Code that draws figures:
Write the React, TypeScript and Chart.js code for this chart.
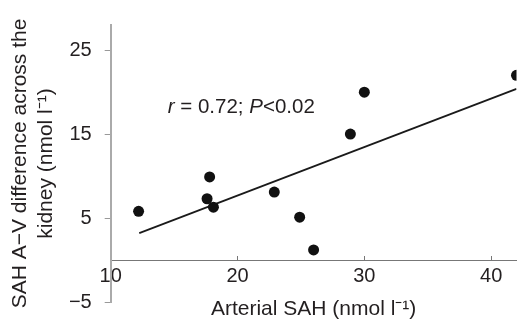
import React, { useEffect, useRef } from "react";
import { Chart, registerables } from "chart.js";

Chart.register(...registerables);

// Data
const arterialSAH = [12.2, 17.6, 17.8, 18.1, 22.9, 24.9, 26.0, 28.9, 30.0, 42.0];
const avDifference = [5.8, 7.3, 9.9, 6.3, 8.1, 5.1, 1.2, 15.0, 20.0, 22.0];
const fitX = [12.25, 42.0];
const fitY = [3.2, 20.4];
const xTicks = [10, 20, 30, 40];
const yTicks = [-5, 5, 15, 25];
const xTitle = "Arterial SAH (nmol l\u207B\u00B9)";
const yTitle = ["SAH A\u2212V difference across the", "kidney (nmol l\u207B\u00B9)"];
// [text, italic]
const annotationParts: [string, boolean][] = [
  ["r", true],
  [" = 0.72; ", false],
  ["P", true],
  ["<0.02", false],
];
const annotationAt = { x: 14.5, y: 18.2 };

const FAMILY = '"Liberation Sans", Arial, Helvetica, sans-serif';
const TEXT = "#231f20";

const fmt = (v: number) => (v < 0 ? "\u2212" + Math.abs(v) : String(v));

const annotationPlugin = {
  id: "annotationText",
  afterDatasetsDraw(chart: any) {
    const { ctx, scales } = chart;
    let px = scales.x.getPixelForValue(annotationAt.x);
    const py = scales.y.getPixelForValue(annotationAt.y);
    ctx.save();
    ctx.textBaseline = "middle";
    ctx.textAlign = "left";
    ctx.fillStyle = TEXT;
    for (const [t, italic] of annotationParts) {
      ctx.font = `${italic ? "italic " : ""}20.5px ${FAMILY}`;
      ctx.fillText(t, px, py);
      px += ctx.measureText(t).width;
    }
    ctx.restore();
  },
};

export default function App() {
  const ref = useRef<HTMLCanvasElement | null>(null);
  useEffect(() => {
    if (!ref.current) return;
    const chart = new Chart(ref.current, {
      type: "scatter",
      data: {
        datasets: [
          {
            data: arterialSAH.map((x, i) => ({ x, y: avDifference[i] })),
            backgroundColor: "#111",
            borderWidth: 0,
            pointRadius: 5.5,
            showLine: false,
          },
          {
            data: fitX.map((x, i) => ({ x, y: fitY[i] })),
            showLine: true,
            borderColor: "#1a1a1a",
            borderWidth: 1.8,
            pointRadius: 0,
          },
        ],
      },
      options: {
        animation: false,
        responsive: false,
        devicePixelRatio: 1,
        layout: { padding: { left: 0, right: 5, top: 19, bottom: 17 } },
        plugins: { legend: { display: false }, tooltip: { enabled: false } },
        scales: {
          x: {
            type: "linear",
            min: 10,
            max: 42,
            position: { y: 0 } as any,
            afterBuildTicks: (s: any) => {
              s.ticks = xTicks.map((v) => ({ value: v }));
            },
            grid: {
              display: true,
              drawOnChartArea: false,
              drawTicks: true,
              tickLength: -5,
              color: "#777",
              lineWidth: 1,
            },
            border: { display: true, color: "#777", width: 1 },
            ticks: {
              color: TEXT,
              font: { size: 20, family: FAMILY },
              padding: 9,
              maxRotation: 0,
              autoSkip: false,
              callback: (v: any) => fmt(Number(v)),
            },
            title: {
              display: true,
              text: xTitle,
              color: TEXT,
              font: { size: 21, family: FAMILY },
              padding: { top: 0, bottom: 0 },
            },
          },
          y: {
            type: "linear",
            min: -5,
            max: 28,
            position: "left",
            afterBuildTicks: (s: any) => {
              s.ticks = yTicks.map((v) => ({ value: v }));
            },
            afterFit: (s: any) => {
              s.width = 110.7;
            },
            grid: {
              display: true,
              drawOnChartArea: false,
              drawTicks: true,
              tickLength: 6,
              color: "#999",
              lineWidth: 1,
            },
            border: { display: true, color: "#aaa", width: 2 },
            ticks: {
              color: TEXT,
              font: { size: 20, family: FAMILY },
              padding: 13,
              autoSkip: false,
              callback: (v: any) => fmt(Number(v)),
            },
            title: {
              display: true,
              text: yTitle,
              color: TEXT,
              font: { size: 21, family: FAMILY },
              padding: { top: 8, bottom: 0 },
            },
          },
        },
      },
      plugins: [annotationPlugin],
    });
    return () => chart.destroy();
  }, []);
  return (
    <div style={{ position: "fixed", left: 0, top: 0, width: 522, height: 327, background: "#fff" }}>
      <canvas ref={ref} width={522} height={327} style={{ display: "block" }} />
    </div>
  );
}
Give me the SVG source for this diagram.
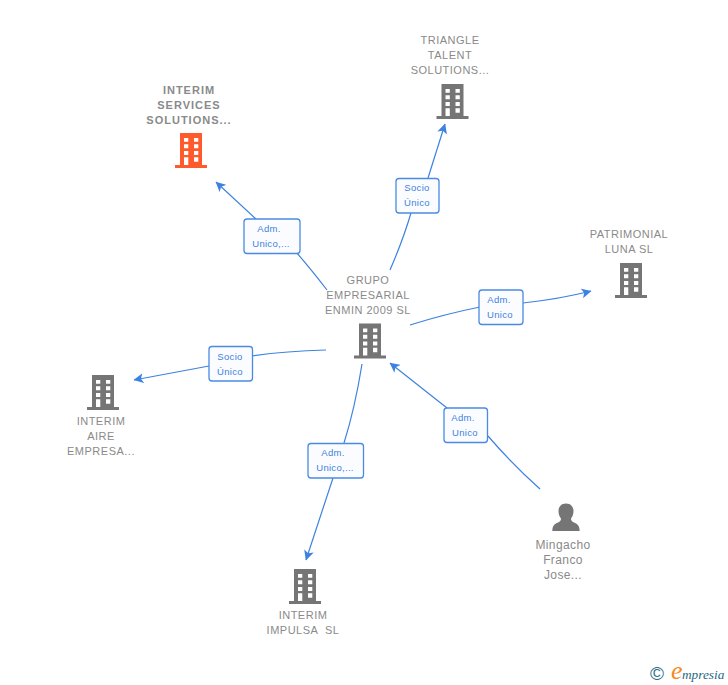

● **Objective**:
Leave out all pictures, then copy the remaining material exactly.

● **Reply to the exercise**:
Write the React, TypeScript and Chart.js code for this chart.
import React, { useEffect, useRef } from "react";
import { Chart, registerables } from "chart.js";

Chart.register(...registerables);

// Data
const arterialSAH = [12.2, 17.6, 17.8, 18.1, 22.9, 24.9, 26.0, 28.9, 30.0, 42.0];
const avDifference = [5.8, 7.3, 9.9, 6.3, 8.1, 5.1, 1.2, 15.0, 20.0, 22.0];
const fitX = [12.25, 42.0];
const fitY = [3.2, 20.4];
const xTicks = [10, 20, 30, 40];
const yTicks = [-5, 5, 15, 25];
const xTitle = "Arterial SAH (nmol l\u207B\u00B9)";
const yTitle = ["SAH A\u2212V difference across the", "kidney (nmol l\u207B\u00B9)"];
// [text, italic]
const annotationParts: [string, boolean][] = [
  ["r", true],
  [" = 0.72; ", false],
  ["P", true],
  ["<0.02", false],
];
const annotationAt = { x: 14.5, y: 18.2 };

const FAMILY = '"Liberation Sans", Arial, Helvetica, sans-serif';
const TEXT = "#231f20";

const fmt = (v: number) => (v < 0 ? "\u2212" + Math.abs(v) : String(v));

const annotationPlugin = {
  id: "annotationText",
  afterDatasetsDraw(chart: any) {
    const { ctx, scales } = chart;
    let px = scales.x.getPixelForValue(annotationAt.x);
    const py = scales.y.getPixelForValue(annotationAt.y);
    ctx.save();
    ctx.textBaseline = "middle";
    ctx.textAlign = "left";
    ctx.fillStyle = TEXT;
    for (const [t, italic] of annotationParts) {
      ctx.font = `${italic ? "italic " : ""}20.5px ${FAMILY}`;
      ctx.fillText(t, px, py);
      px += ctx.measureText(t).width;
    }
    ctx.restore();
  },
};

export default function App() {
  const ref = useRef<HTMLCanvasElement | null>(null);
  useEffect(() => {
    if (!ref.current) return;
    const chart = new Chart(ref.current, {
      type: "scatter",
      data: {
        datasets: [
          {
            data: arterialSAH.map((x, i) => ({ x, y: avDifference[i] })),
            backgroundColor: "#111",
            borderWidth: 0,
            pointRadius: 5.5,
            showLine: false,
          },
          {
            data: fitX.map((x, i) => ({ x, y: fitY[i] })),
            showLine: true,
            borderColor: "#1a1a1a",
            borderWidth: 1.8,
            pointRadius: 0,
          },
        ],
      },
      options: {
        animation: false,
        responsive: false,
        devicePixelRatio: 1,
        layout: { padding: { left: 0, right: 5, top: 19, bottom: 17 } },
        plugins: { legend: { display: false }, tooltip: { enabled: false } },
        scales: {
          x: {
            type: "linear",
            min: 10,
            max: 42,
            position: { y: 0 } as any,
            afterBuildTicks: (s: any) => {
              s.ticks = xTicks.map((v) => ({ value: v }));
            },
            grid: {
              display: true,
              drawOnChartArea: false,
              drawTicks: true,
              tickLength: -5,
              color: "#777",
              lineWidth: 1,
            },
            border: { display: true, color: "#777", width: 1 },
            ticks: {
              color: TEXT,
              font: { size: 20, family: FAMILY },
              padding: 9,
              maxRotation: 0,
              autoSkip: false,
              callback: (v: any) => fmt(Number(v)),
            },
            title: {
              display: true,
              text: xTitle,
              color: TEXT,
              font: { size: 21, family: FAMILY },
              padding: { top: 0, bottom: 0 },
            },
          },
          y: {
            type: "linear",
            min: -5,
            max: 28,
            position: "left",
            afterBuildTicks: (s: any) => {
              s.ticks = yTicks.map((v) => ({ value: v }));
            },
            afterFit: (s: any) => {
              s.width = 110.7;
            },
            grid: {
              display: true,
              drawOnChartArea: false,
              drawTicks: true,
              tickLength: 6,
              color: "#999",
              lineWidth: 1,
            },
            border: { display: true, color: "#aaa", width: 2 },
            ticks: {
              color: TEXT,
              font: { size: 20, family: FAMILY },
              padding: 13,
              autoSkip: false,
              callback: (v: any) => fmt(Number(v)),
            },
            title: {
              display: true,
              text: yTitle,
              color: TEXT,
              font: { size: 21, family: FAMILY },
              padding: { top: 8, bottom: 0 },
            },
          },
        },
      },
      plugins: [annotationPlugin],
    });
    return () => chart.destroy();
  }, []);
  return (
    <div style={{ position: "fixed", left: 0, top: 0, width: 522, height: 327, background: "#fff" }}>
      <canvas ref={ref} width={522} height={327} style={{ display: "block" }} />
    </div>
  );
}
Give me the SVG source for this diagram.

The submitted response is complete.